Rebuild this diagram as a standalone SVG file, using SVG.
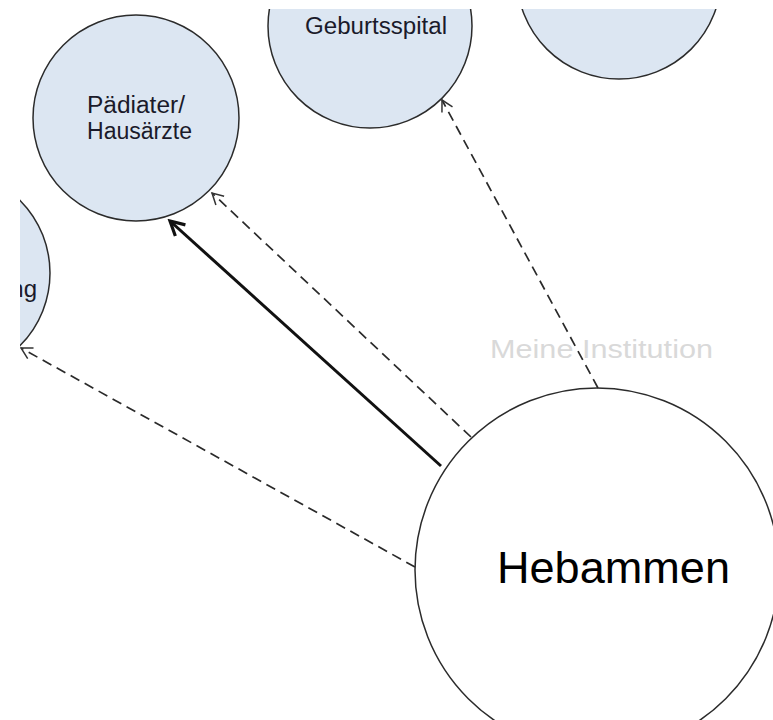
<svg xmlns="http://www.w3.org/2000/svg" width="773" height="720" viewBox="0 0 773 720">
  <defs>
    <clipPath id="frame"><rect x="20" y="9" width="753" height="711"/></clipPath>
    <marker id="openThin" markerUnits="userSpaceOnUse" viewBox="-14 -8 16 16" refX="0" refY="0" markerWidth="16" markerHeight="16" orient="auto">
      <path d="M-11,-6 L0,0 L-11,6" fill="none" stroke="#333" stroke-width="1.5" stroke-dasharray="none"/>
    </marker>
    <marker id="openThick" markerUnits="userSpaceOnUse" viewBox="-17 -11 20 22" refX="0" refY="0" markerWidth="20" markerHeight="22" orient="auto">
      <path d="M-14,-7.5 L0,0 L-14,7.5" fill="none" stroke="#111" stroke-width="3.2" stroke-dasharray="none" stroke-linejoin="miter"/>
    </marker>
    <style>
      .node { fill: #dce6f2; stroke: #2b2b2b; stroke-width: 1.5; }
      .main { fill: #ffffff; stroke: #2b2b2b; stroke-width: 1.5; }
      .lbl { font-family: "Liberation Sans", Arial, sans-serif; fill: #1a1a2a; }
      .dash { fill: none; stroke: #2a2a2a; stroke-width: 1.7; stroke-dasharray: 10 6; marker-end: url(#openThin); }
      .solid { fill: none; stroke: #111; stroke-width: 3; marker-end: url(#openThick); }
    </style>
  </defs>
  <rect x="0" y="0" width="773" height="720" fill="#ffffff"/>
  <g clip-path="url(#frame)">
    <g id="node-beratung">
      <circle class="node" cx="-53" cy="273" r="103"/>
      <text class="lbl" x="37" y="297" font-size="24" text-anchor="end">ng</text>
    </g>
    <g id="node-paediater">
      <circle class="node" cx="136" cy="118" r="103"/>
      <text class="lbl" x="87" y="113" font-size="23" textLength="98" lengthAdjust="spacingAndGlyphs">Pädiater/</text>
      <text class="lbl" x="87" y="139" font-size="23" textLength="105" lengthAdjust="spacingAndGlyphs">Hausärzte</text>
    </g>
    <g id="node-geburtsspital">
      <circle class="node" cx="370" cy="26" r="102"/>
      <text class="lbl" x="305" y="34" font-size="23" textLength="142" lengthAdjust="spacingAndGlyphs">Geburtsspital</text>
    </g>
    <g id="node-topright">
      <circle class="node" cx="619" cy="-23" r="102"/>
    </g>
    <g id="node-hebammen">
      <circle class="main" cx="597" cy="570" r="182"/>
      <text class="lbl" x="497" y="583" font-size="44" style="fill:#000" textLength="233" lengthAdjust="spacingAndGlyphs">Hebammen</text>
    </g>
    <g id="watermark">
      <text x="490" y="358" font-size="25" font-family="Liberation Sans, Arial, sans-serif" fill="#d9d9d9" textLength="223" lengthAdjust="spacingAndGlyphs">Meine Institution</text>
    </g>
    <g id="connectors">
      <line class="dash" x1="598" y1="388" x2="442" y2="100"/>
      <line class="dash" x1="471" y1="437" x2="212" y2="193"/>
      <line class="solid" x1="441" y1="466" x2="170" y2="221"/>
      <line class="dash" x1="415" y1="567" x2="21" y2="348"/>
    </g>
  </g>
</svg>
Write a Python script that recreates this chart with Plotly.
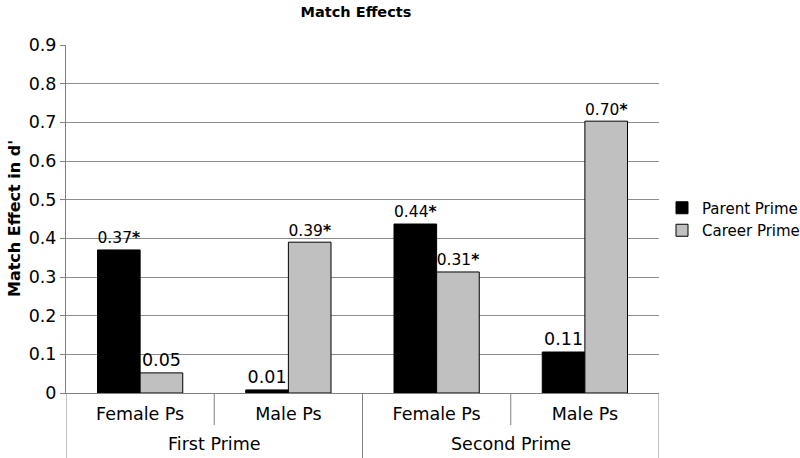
------------------------------------------------------------------------
§ **Description of the task**
Working from the material above, transcribe it exactly while omitting pictures.

§ **Correct response**
Rebuild this diagram as a standalone SVG file, using SVG.
<svg xmlns="http://www.w3.org/2000/svg" width="773" height="720" viewBox="0 0 773 720">
  <defs>
    <clipPath id="frame"><rect x="20" y="9" width="753" height="711"/></clipPath>
    <marker id="openThin" markerUnits="userSpaceOnUse" viewBox="-14 -8 16 16" refX="0" refY="0" markerWidth="16" markerHeight="16" orient="auto">
      <path d="M-11,-6 L0,0 L-11,6" fill="none" stroke="#333" stroke-width="1.5" stroke-dasharray="none"/>
    </marker>
    <marker id="openThick" markerUnits="userSpaceOnUse" viewBox="-17 -11 20 22" refX="0" refY="0" markerWidth="20" markerHeight="22" orient="auto">
      <path d="M-14,-7.5 L0,0 L-14,7.5" fill="none" stroke="#111" stroke-width="3.2" stroke-dasharray="none" stroke-linejoin="miter"/>
    </marker>
    <style>
      .node { fill: #dce6f2; stroke: #2b2b2b; stroke-width: 1.5; }
      .main { fill: #ffffff; stroke: #2b2b2b; stroke-width: 1.5; }
      .lbl { font-family: "Liberation Sans", Arial, sans-serif; fill: #1a1a2a; }
      .dash { fill: none; stroke: #2a2a2a; stroke-width: 1.7; stroke-dasharray: 10 6; marker-end: url(#openThin); }
      .solid { fill: none; stroke: #111; stroke-width: 3; marker-end: url(#openThick); }
    </style>
  </defs>
  <rect x="0" y="0" width="773" height="720" fill="#ffffff"/>
  <g clip-path="url(#frame)">
    <g id="node-beratung">
      <circle class="node" cx="-53" cy="273" r="103"/>
      <text class="lbl" x="37" y="297" font-size="24" text-anchor="end">ng</text>
    </g>
    <g id="node-paediater">
      <circle class="node" cx="136" cy="118" r="103"/>
      <text class="lbl" x="87" y="113" font-size="23" textLength="98" lengthAdjust="spacingAndGlyphs">Pädiater/</text>
      <text class="lbl" x="87" y="139" font-size="23" textLength="105" lengthAdjust="spacingAndGlyphs">Hausärzte</text>
    </g>
    <g id="node-geburtsspital">
      <circle class="node" cx="370" cy="26" r="102"/>
      <text class="lbl" x="305" y="34" font-size="23" textLength="142" lengthAdjust="spacingAndGlyphs">Geburtsspital</text>
    </g>
    <g id="node-topright">
      <circle class="node" cx="619" cy="-23" r="102"/>
    </g>
    <g id="node-hebammen">
      <circle class="main" cx="597" cy="570" r="182"/>
      <text class="lbl" x="497" y="583" font-size="44" style="fill:#000" textLength="233" lengthAdjust="spacingAndGlyphs">Hebammen</text>
    </g>
    <g id="watermark">
      <text x="490" y="358" font-size="25" font-family="Liberation Sans, Arial, sans-serif" fill="#d9d9d9" textLength="223" lengthAdjust="spacingAndGlyphs">Meine Institution</text>
    </g>
    <g id="connectors">
      <line class="dash" x1="598" y1="388" x2="442" y2="100"/>
      <line class="dash" x1="471" y1="437" x2="212" y2="193"/>
      <line class="solid" x1="441" y1="466" x2="170" y2="221"/>
      <line class="dash" x1="415" y1="567" x2="21" y2="348"/>
    </g>
  </g>
</svg>
Write a Python script that recreates this chart with Plotly.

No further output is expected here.